The imagination malaise even extends to politics. 2019 saw some Democratic pols unveil an environmental plan that they dubbed The Green New Deal. The last two words are a clear reference to President Franklin Delano Roosevelt's once-popular New Deal program originally put into place in 1933. Now, on the one hand, that makes sense. Many Democrats idolize FDR, a man elected four times to the presidency, and whose New Deal program helped citizens during an economic depression. But, it's a nearly 90-year-old program. It would have been like FDR naming something in 1933 after a program from 1847. It would have left some people scratching their heads (or shaking them).

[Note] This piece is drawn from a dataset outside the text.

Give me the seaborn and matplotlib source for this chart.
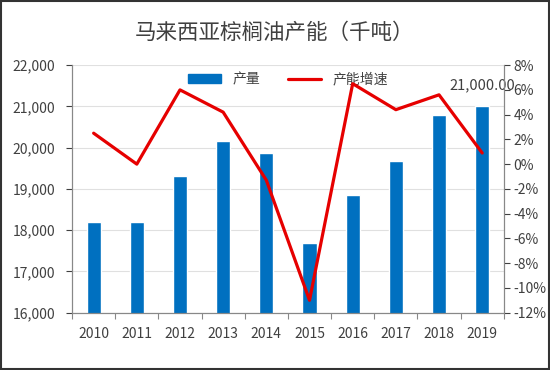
import matplotlib
matplotlib.use('Agg')
import matplotlib.pyplot as plt
import matplotlib.ticker as mticker
from matplotlib.lines import Line2D
from matplotlib.patches import Patch
import pandas as pd
import seaborn as sns

years = ['2010', '2011', '2012', '2013', '2014', '2015', '2016', '2017', '2018', '2019']
output = [18200, 18200, 19310, 20150, 19870, 17700, 18850, 19670, 20790, 21000]
growth = [2.5, 0.0, 6.0, 4.2, -1.3, -11.0, 6.5, 4.4, 5.6, 0.9]

sns.set_theme(style='white')
plt.rcParams['font.family'] = ['Noto Sans CJK SC', 'DejaVu Sans']

df = pd.DataFrame({'year': years, 'output': output, 'growth': growth})
grey = '#404040'

fig = plt.figure(figsize=(5.5, 3.7), dpi=100)
ax = fig.add_axes([0.131, 0.155, 0.785, 0.669])

sns.barplot(data=df, x='year', y='output', color='#0070C0', saturation=1,
            width=0.33, ax=ax)
ax.set_ylim(16000, 22000)
ax.yaxis.set_major_locator(mticker.MultipleLocator(1000))
ax.yaxis.set_major_formatter(mticker.StrMethodFormatter('{x:,.0f}'))
ax.grid(axis='y', color='#e0e0e0', linewidth=0.8)
ax.set_axisbelow(True)
ax.set_xlabel('')
ax.set_ylabel('')

# last bar label
ax.annotate(f'{output[-1]:,.2f}', xy=(9, output[-1]), xytext=(0, 10),
            textcoords='offset points', ha='center', va='bottom',
            fontsize=10.5, color=grey)

ax2 = ax.twinx()
sns.lineplot(data=df, x='year', y='growth', color='#E60000', linewidth=2.3,
             sort=False, ax=ax2)
ax2.set_ylim(-12, 8)
ax2.yaxis.set_major_locator(mticker.MultipleLocator(2))
ax2.yaxis.set_major_formatter(mticker.FuncFormatter(lambda v, p: f'{v:.0f}%'))
ax2.set_ylabel('')
ax2.set_xlabel('')
ax2.grid(False)

for a in (ax, ax2):
    a.spines['top'].set_visible(False)
    for side in ('left', 'right', 'bottom'):
        a.spines[side].set_color('#888888')
        a.spines[side].set_linewidth(0.8)
    a.tick_params(colors=grey, labelsize=10, length=4, width=0.8, direction='out')

ax.tick_params(axis='y', left=True, pad=8)
ax2.tick_params(axis='y', right=True, pad=3)
ax.set_xticks(range(len(years)))
ax.set_xticklabels(years)
ax.tick_params(axis='x', bottom=False, pad=6)
ax.set_xticks([i - 0.5 for i in range(len(years) + 1)], minor=True)
ax.tick_params(axis='x', which='minor', bottom=True, length=4, width=0.8, color='#888888')
ax.set_xlim(-0.5, len(years) - 0.5)

handles = [Patch(color='#0070C0'), Line2D([], [], color='#E60000', linewidth=2.3)]
ax.legend(handles, ['产量', '产能增速'], loc='upper center', ncol=2, frameon=False,
          fontsize=10, bbox_to_anchor=(0.5, 1.02), handlelength=2.4, columnspacing=2.0,
          labelcolor=grey, handleheight=0.6)

fig.text(0.5, 0.91, '马来西亚棕榈油产能（千吨）', ha='center', va='center',
         fontsize=15.5, color=grey)

fig.patches.append(plt.Rectangle((0.002, 0.002), 0.996, 0.996, transform=fig.transFigure,
                                 fill=False, edgecolor='#333333', linewidth=1.5))

fig.savefig('out.png', dpi=100)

It really does seem as if we are bereft of ideas. Not everywhere, of course. Things like the Internet, smartphones, virtual reality, and most technology-related inventions and advancements are unheralded in human history, and are certainly not reheated ideas from long ago. Still, when it comes to a lot of cultural touchstones, we've pretty much mined things to the point of depletion. Heck, just last month Xfinity (of all things) managed to shoehorn its way into making a four-minute commercial that attempted to evoke nostalgia for E.T., a movie nearly four decades old. That one didn't quite work, in my humble opinion.

Even the Marvel Cinematic Universe (MCU), which some in the younger generation have said is their cultural standard, seems like a rehash to me (though a very good one). You've gotta remember -- I was a kid in the '70s and '80s, when there were live-action Wonder Woman, Incredible Hulk, and Spider-Man TV shows, television movie adaptations of Thor and Captain America, and the Batman big screen blockbuster. Plus, I read a lot of the comic books which the MCU (and DC) stuff is based upon. So, not even the comic book movies (as excellent as they are) are really new.

I dunno. I suppose it can be argued that there haven't really been any new story ideas since Shakespeare pretty much covered them all some 400-plus years ago, but still.... can we at least try to be original? The sweet, sugary rush of nostalgia for people my age has been indulged to a nauseating degree. No doubt, once the vultures have picked us dry, they'll likely move on to stuff from the late '90s and '00s to resurrect for those younger than myself. But a big part of me wishes that we'd see content and ideas that would be fresh and new for the current generation, though that's probably too much to ask.

And it's unlikely that folks ringing-in the new year in 1920 exclaimed, 'We're going to party like it's the 1820s!'  Just saying.